Has Search Evolved or Is It Spinning in Circles?

February 28, 2019

We have long been frustrated that search technology has changed into “we will tell you what you need to know.” Search is asking. Providing answers based on behavior is manipulation or a digital version of “mother knows best.”

Smart software or “AI” technology may fundamentally change how we find information online. Forbes asks, “Might AI Spell the Death of Search?” Writer Michael Ashley observes:

“‘This is the first time since 1994 when the search paradigm has changed,’ says David Seuss, CEO of Northern Light, a Boston-based strategic research portal provider I consult with that offers a cloud-based SaaS to global enterprises. ‘In 1994, you went to a search box, filled in a query, hit the search button, and received a list of documents. You manually reviewed these, picking the most relevant item to download. Fast forward to 2019 and it’s still the same thing. Find me one other part of the tech landscape that has not changed since the ’90s, whether it be broadband, wireless, mobile cloud computing, artificial intelligence—everything has changed. Everything except search.’”

The former consultant is doing consultant type thinking. There is a problem, and the consultant can ride to the rescue. A digital Lone Ranger can kill the useless system outputs. Well, that’s the story line.

Seuss claims it is Millennials that are pushing for change. Older users were just so happy to search from their desks instead of in the library stacks, he posits, that most of them remain satisfied with 90s-style online search.

The younger generation, though, find manually reviewing search results inefficient, and they recognize that a lot of good information tends to get buried later in the search results—especially as paid listings claim the top spots. Ashley writes:

“With the help of A.I., tasks once relegated to flesh and blood researchers can be now accomplished by computers. Drawing on the latter’s pattern-forming and predictive abilities, it can observe users’ actions, discerning their interests based on what they download, share, comment on or bookmark. Informed by this knowledge, an A.I. can proactively—and without manual prompting—recommend relevant content to users. Disrupting the traditional search model to its page ranking core, content can seek out the user instead of the other way around.”

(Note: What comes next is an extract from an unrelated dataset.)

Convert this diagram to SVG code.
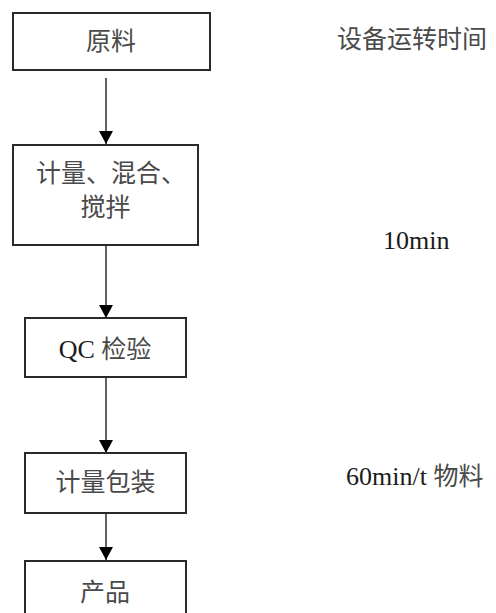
<svg xmlns="http://www.w3.org/2000/svg" width="496" height="613" viewBox="0 0 496 613">
  <style>
    .box { fill: #ffffff; stroke: #2a2a2a; stroke-width: 2; }
    .cjk { font-family: "Noto Sans CJK SC", "Liberation Serif", serif; font-size: 25px; fill: #4a4a4a; }
    .lat { font-family: "Liberation Serif", "Noto Sans CJK SC", serif; font-size: 26px; fill: #1a1a1a; }
    .conn { stroke: #3a3a3a; stroke-width: 1.6; fill: none; }
  </style>
  <defs>
    <marker id="arrow" markerUnits="userSpaceOnUse" markerWidth="14" markerHeight="14" refX="13" refY="7" orient="auto">
      <path d="M0,0 L13,7 L0,14 Z" fill="#000000"/>
    </marker>
  </defs>
  <rect width="496" height="613" fill="#ffffff"/>

  <g id="connectors">
    <line class="conn" x1="106" y1="78" x2="106" y2="144" marker-end="url(#arrow)"/>
    <line class="conn" x1="106" y1="245" x2="106" y2="318" marker-end="url(#arrow)"/>
    <line class="conn" x1="106" y1="377" x2="106" y2="453" marker-end="url(#arrow)"/>
    <line class="conn" x1="106" y1="513" x2="106" y2="560" marker-end="url(#arrow)"/>
  </g>

  <g id="node-raw">
    <rect class="box" x="13" y="13" width="197" height="57"/>
    <text class="cjk" x="111" y="50" text-anchor="middle">原料</text>
  </g>

  <g id="node-mix">
    <rect class="box" x="13" y="145" width="185" height="100"/>
    <text class="cjk" x="36" y="182">计量、混合、</text>
    <text class="cjk" x="105.5" y="216" text-anchor="middle">搅拌</text>
  </g>

  <g id="node-qc">
    <rect class="box" x="25" y="318" width="161" height="59"/>
    <text x="105" y="358" text-anchor="middle"><tspan class="lat">QC </tspan><tspan class="cjk">检验</tspan></text>
  </g>

  <g id="node-pack">
    <rect class="box" x="25" y="453" width="161" height="60"/>
    <text class="cjk" x="105.5" y="491" text-anchor="middle">计量包装</text>
  </g>

  <g id="node-product">
    <rect class="box" x="25" y="561" width="161" height="70"/>
    <text class="cjk" x="105" y="601" text-anchor="middle">产品</text>
  </g>

  <g id="labels">
    <text class="cjk" x="337" y="48">设备运转时间</text>
    <text class="lat" x="383" y="249">10min</text>
    <text x="346" y="485"><tspan class="lat">60min/t </tspan><tspan class="cjk">物料</tspan></text>
  </g>
</svg>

Not surprisingly, the piece cites Northern Light’s platform as an example of the new, AI-powered possibilities: it quickly examines documents relevant to a query and presents a summary of pertinent information. The author ponders a time, close at hand, when the information we need finds us when we need it.

That sounds good, but I wonder—how can one be sure the algorithms are choosing wisely? What’s the old adage about consultants? Keep your hand on your wallet?